The Clean Air Act has helped:

  • cut ground-level ozone, a dangerous component of smog, by more than 25 percent since 1980;
  • reduce mercury emissions by 45 percent since 1990;
  • reduce the main pollutants that contribute to acid rain, sulfur dioxide and nitrogen dioxide, by 71 percent and 46 percent, respectively since 1980;
  • phase out the production and use of chemicals that contribute to the hole in the ozone layer; and
  • reduce the lead content in gasoline, which has cut lead air pollution by 92 percent since 1980.

The Clean Air Act Spurs Innovation, and Creates Jobs

Clean Air Act regulations have spurred industries to develop and adopt cutting-edge solutions to reduce pollution from power plants, factories, and cars, and, in the process, create new jobs and strengthen our economy.

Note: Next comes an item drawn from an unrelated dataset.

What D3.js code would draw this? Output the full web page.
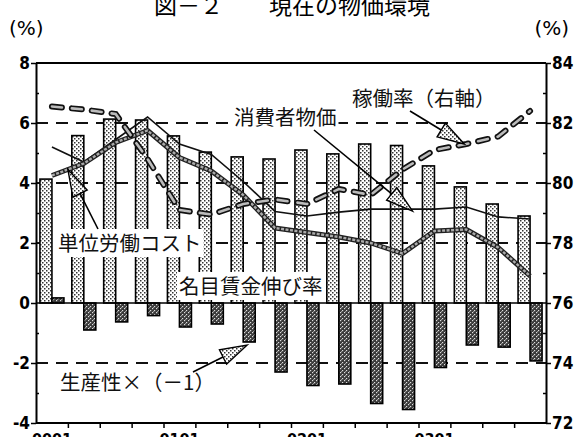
<!DOCTYPE html>
<html>
<head>
<meta charset="utf-8">
<script src="https://cdnjs.cloudflare.com/ajax/libs/d3/7.8.5/d3.min.js"></script>
<style>
  body { margin: 0; background: #fff; }
  svg { display: block; }
</style>
</head>
<body>
<script>
// quarters 2000Q1 .. 2003Q4
var quarters = ["0001","0002","0003","0004","0101","0102","0103","0104",
                "0201","0202","0203","0204","0301","0302","0303","0304"];
var yearLabels = ["0001","0101","0201","0301"];

// 名目賃金伸び率 (light bars)
var wageGrowth = [4.13, 5.58, 6.13, 6.1, 5.57, 5.03, 4.87, 4.8, 5.1, 4.97, 5.3, 5.25, 4.57, 3.87, 3.3, 2.9];
// 生産性×(-1) (dark bars)
var productivity = [0.17, -0.9, -0.63, -0.42, -0.8, -0.7, -1.3, -2.3, -2.75, -2.7, -3.35, -3.55, -2.15, -1.4, -1.47, -1.93];
// 単位労働コスト (thick grey line)
var unitLaborCost = [4.25, 4.65, 5.35, 5.75, 4.85, 4.4, 3.6, 2.5, 2.35, 2.2, 2.0, 1.65, 2.4, 2.45, 1.85, 0.9];
// 消費者物価 (thin line)
var cpi = [5.2, 4.7, 5.45, 6.2, 5.3, 4.95, 4.05, 3.05, 2.9, 3.03, 3.13, 3.13, 3.13, 3.2, 2.87, 2.8];
// 稼働率 right axis (dashed line)
var utilization = [82.55, 82.45, 82.3, 80.8, 79.1, 78.95, 79.3, 79.45, 79.3, 79.8, 79.6, 80.45, 81.1, 81.3, 81.55, 82.4];

var leftTicks = [-4, -2, 0, 2, 4, 6, 8];
var leftMinor = [-3, -1, 1, 3, 5, 7];
var rightTicks = [72, 74, 76, 78, 80, 82, 84];
var rightMinor = [73, 75, 77, 79, 81, 83];
var gridValues = [-2, 2, 4, 6];

var W = 576, H = 437;
var mL = 36, mR = 546, mT = 63, mB = 423;
var numFont = "'Liberation Sans Narrow','DejaVu Sans Condensed',sans-serif";
var jpFont = "'Noto Sans CJK JP',sans-serif";

var svg = d3.select("body").append("svg")
    .attr("width", W).attr("height", H);

var defs = svg.append("defs");
var pl = defs.append("pattern").attr("id", "lightDots")
    .attr("width", 4).attr("height", 4).attr("patternUnits", "userSpaceOnUse");
pl.append("rect").attr("width", 4).attr("height", 4).attr("fill", "#fff");
pl.append("rect").attr("x", 0).attr("y", 0).attr("width", 1.5).attr("height", 1.5).attr("fill", "#333");
pl.append("rect").attr("x", 2).attr("y", 2).attr("width", 1.5).attr("height", 1.5).attr("fill", "#333");

var pd = defs.append("pattern").attr("id", "darkDots")
    .attr("width", 4).attr("height", 4).attr("patternUnits", "userSpaceOnUse");
pd.append("rect").attr("width", 4).attr("height", 4).attr("fill", "#3a3a3a");
pd.append("rect").attr("x", 0).attr("y", 0).attr("width", 1.2).attr("height", 1.2).attr("fill", "#ddd");
pd.append("rect").attr("x", 2).attr("y", 2).attr("width", 1.2).attr("height", 1.2).attr("fill", "#ddd");
pd.append("rect").attr("x", 1).attr("y", 3).attr("width", 1).attr("height", 1).attr("fill", "#999");

var x = d3.scaleBand().domain(quarters).range([mL, mR]).paddingInner(0).paddingOuter(0);
var bw = x.bandwidth();
function xc(i) { return x(quarters[i]) + bw / 2; }
var xb = d3.scaleLinear().domain([0, quarters.length]).range([mL, mR]);
var y = d3.scaleLinear().domain([-4, 8]).range([mB, mT]);
var yR = d3.scaleLinear().domain([72, 84]).range([mB, mT]);

// title and units
svg.append("text").attr("x", 292).attr("y", 14).attr("text-anchor", "middle")
    .attr("font-family", jpFont).attr("font-size", 23).text("図－２　　現在の物価環境");
svg.append("text").attr("x", 9).attr("y", 35).attr("font-family", "'DejaVu Sans',sans-serif")
    .attr("font-size", 20).text("(%)");
svg.append("text").attr("x", 569).attr("y", 35).attr("text-anchor", "end").attr("font-family", "'DejaVu Sans',sans-serif")
    .attr("font-size", 20).text("(%)");

// dashed grid
svg.append("g").selectAll("line").data(gridValues).enter().append("line")
    .attr("x1", mL).attr("x2", mR)
    .attr("y1", function(d) { return y(d); }).attr("y2", function(d) { return y(d); })
    .attr("stroke", "#111").attr("stroke-width", 1.8).attr("stroke-dasharray", "12,8");

// bars
var barW = 12;
svg.append("g").selectAll("rect").data(wageGrowth).enter().append("rect")
    .attr("x", function(d, i) { return xc(i) - barW; })
    .attr("y", function(d) { return y(Math.max(0, d)); })
    .attr("width", barW)
    .attr("height", function(d) { return Math.abs(y(d) - y(0)); })
    .attr("fill", "url(#lightDots)").attr("stroke", "#000").attr("stroke-width", 1.6);

svg.append("g").selectAll("rect").data(productivity).enter().append("rect")
    .attr("x", function(d, i) { return xc(i); })
    .attr("y", function(d) { return y(Math.max(0, d)); })
    .attr("width", barW)
    .attr("height", function(d) { return Math.abs(y(d) - y(0)); })
    .attr("fill", "url(#darkDots)").attr("stroke", "#000").attr("stroke-width", 1.6);

// zero line
svg.append("line").attr("x1", mL).attr("x2", mR).attr("y1", y(0)).attr("y2", y(0))
    .attr("stroke", "#000").attr("stroke-width", 1.6);

// label boxes that mask bars
function label(tx, ty, str, box) {
  var t = svg.append("text").attr("x", tx).attr("y", ty)
      .attr("font-family", jpFont).attr("font-size", 20.5).attr("fill", "#111").text(str);
  if (box) {
    var b = t.node().getBBox();
    svg.insert("rect", function() { return t.node(); })
        .attr("x", b.x - 2).attr("y", b.y + 2).attr("width", b.width + 4).attr("height", b.height - 2)
        .attr("fill", "#fff");
  }
  return t;
}

// lines
var lineGen = d3.line().x(function(d, i) { return xc(i); });

svg.append("path").datum(cpi)
    .attr("d", lineGen.y(function(d) { return y(d); }))
    .attr("fill", "none").attr("stroke", "#111").attr("stroke-width", 1.6);

svg.append("path").datum(unitLaborCost)
    .attr("d", lineGen.y(function(d) { return y(d); }))
    .attr("fill", "none").attr("stroke", "#222").attr("stroke-width", 5).attr("stroke-linejoin", "round");
svg.append("path").datum(unitLaborCost)
    .attr("d", lineGen.y(function(d) { return y(d); }))
    .attr("fill", "none").attr("stroke", "#aaa").attr("stroke-width", 2.4)
    .attr("stroke-dasharray", "3,1.5").attr("stroke-linejoin", "round");

svg.append("path").datum(utilization)
    .attr("d", lineGen.y(function(d) { return yR(d); }))
    .attr("fill", "none").attr("stroke", "#111").attr("stroke-width", 6)
    .attr("stroke-dasharray", "10,10").attr("stroke-linecap", "round");
svg.append("path").datum(utilization)
    .attr("d", lineGen.y(function(d) { return yR(d); }))
    .attr("fill", "none").attr("stroke", "#bbb").attr("stroke-width", 2.6)
    .attr("stroke-dasharray", "10,10").attr("stroke-linecap", "round");

// frame: top and bottom
svg.append("line").attr("x1", mL).attr("x2", mR).attr("y1", mT).attr("y2", mT)
    .attr("stroke", "#000").attr("stroke-width", 2);
svg.append("line").attr("x1", mL).attr("x2", mR).attr("y1", mB).attr("y2", mB)
    .attr("stroke", "#000").attr("stroke-width", 2);

// left axis
svg.append("g").attr("transform", "translate(" + mL + ",0)")
    .call(d3.axisLeft(y).tickValues(leftTicks).tickSize(5).tickSizeOuter(0).tickPadding(1)
      .tickFormat(function(d) { return d < 0 ? "-" + Math.abs(d) : d; }));
svg.append("g").attr("transform", "translate(" + mL + ",0)")
    .call(d3.axisRight(y).tickValues(leftMinor).tickSize(3).tickSizeOuter(0).tickFormat(""))
    .select(".domain").remove();

// right axis
svg.append("g").attr("transform", "translate(" + mR + ",0)")
    .call(d3.axisRight(yR).tickValues(rightTicks).tickSize(5).tickSizeOuter(0).tickPadding(1));
svg.append("g").attr("transform", "translate(" + mR + ",0)")
    .call(d3.axisLeft(yR).tickValues(rightMinor).tickSize(3).tickSizeOuter(0).tickFormat(""))
    .select(".domain").remove();

// bottom axis ticks at quarter boundaries
svg.append("g").attr("transform", "translate(0," + mB + ")")
    .call(d3.axisBottom(xb).tickValues(d3.range(1, quarters.length)).tickSize(5).tickSizeOuter(0).tickFormat(""))
    .select(".domain").remove();

svg.selectAll(".domain").attr("stroke", "#000").attr("stroke-width", 2);
svg.selectAll(".tick line").attr("stroke", "#000").attr("stroke-width", 1.5);
svg.selectAll(".tick text").attr("font-family", numFont).attr("font-size", 17)
    .attr("font-weight", "bold").attr("fill", "#000");

// year labels (cut by bottom edge)
svg.append("g").selectAll("text").data(yearLabels).enter().append("text")
    .attr("x", function(d) { return xc(quarters.indexOf(d)); })
    .attr("y", 445).attr("text-anchor", "middle")
    .attr("font-family", numFont).attr("font-size", 16).attr("font-weight", "bold")
    .text(function(d) { return d; });

// annotations
function arrow(from, tip) {
  var dx = tip[0] - from[0], dy = tip[1] - from[1];
  var len = Math.sqrt(dx * dx + dy * dy);
  var ux = dx / len, uy = dy / len;
  var hl = 27, hw = 8;
  var bx = tip[0] - ux * hl, by = tip[1] - uy * hl;
  svg.append("line").attr("x1", from[0]).attr("y1", from[1]).attr("x2", bx).attr("y2", by)
      .attr("stroke", "#000").attr("stroke-width", 1.6);
  svg.append("polygon")
      .attr("points", [[tip[0], tip[1]], [bx - uy * hw, by + ux * hw], [bx + uy * hw, by - ux * hw]].join(" "))
      .attr("fill", "url(#lightDots)").attr("stroke", "#000").attr("stroke-width", 1.4);
}

label(352, 106, "稼働率（右軸）", true);
arrow([410, 111], [xc(13) - 2, yR(utilization[13])]);

label(234, 125, "消費者物価", true);
arrow([314, 130], [xc(11) + 10, y(cpi[11]) + 2]);

label(58, 251, "単位労働コスト", true);
arrow([98, 229], [(xc(0) + xc(1)) / 2, y((unitLaborCost[0] + unitLaborCost[1]) / 2)]);

label(179, 294, "名目賃金伸び率", true);

label(60, 390, "生産性×（－1）", false);
arrow([193, 372], [xc(6) + 4, y(productivity[6]) + 3]);
</script>
</body>
</html>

In Understanding the Clean Air Act, the EPA notes that the air pollution improvements that have been realized since 1970 occurred during a time in which U.S. gross national product tripled, energy consumption increased by 50 percent, and vehicle use increased by 50 percent.

Global warming emissions, the endangerment finding, and the Clean Air Act

In 2007, the U.S. Supreme Court ruled that global warming emissions are air pollutants and would be subject to EPA regulation under the Clean Air Act if a thorough scientific investigation showed that they endanger the public’s health and welfare. 

 

In 2009, the EPA released its scientific findings, concluding that global warming emissions presented a danger to public health (known as the “endangerment finding”). Citing extensive scientific research, the EPA found that global warming pollution is connected with:

  • hotter, longer heat waves that threaten the health of the sick, poor, and elderly;
  • increases in ground-level ozone pollution, linked to asthma and other respiratory illnesses; and
  • extreme weather events that can lead to deaths, injuries, and stress-related illnesses.

The EPA is now required to reduce global warming emissions under the Clean Air Act because they endanger public health. The agency has started to move forward to reduce global warming pollution from power plants, cars, trucks, and other large industrial polluters.

Attacks on the Clean Air Act

Adding global warming to the emissions limited by the Clean Air Act has caused considerable controversy. Numerous attempts are being made in the U.S. Congress and fossil fuel industries to stop or limit the EPA from acting on its findings (see Attack on the Clean Air Act).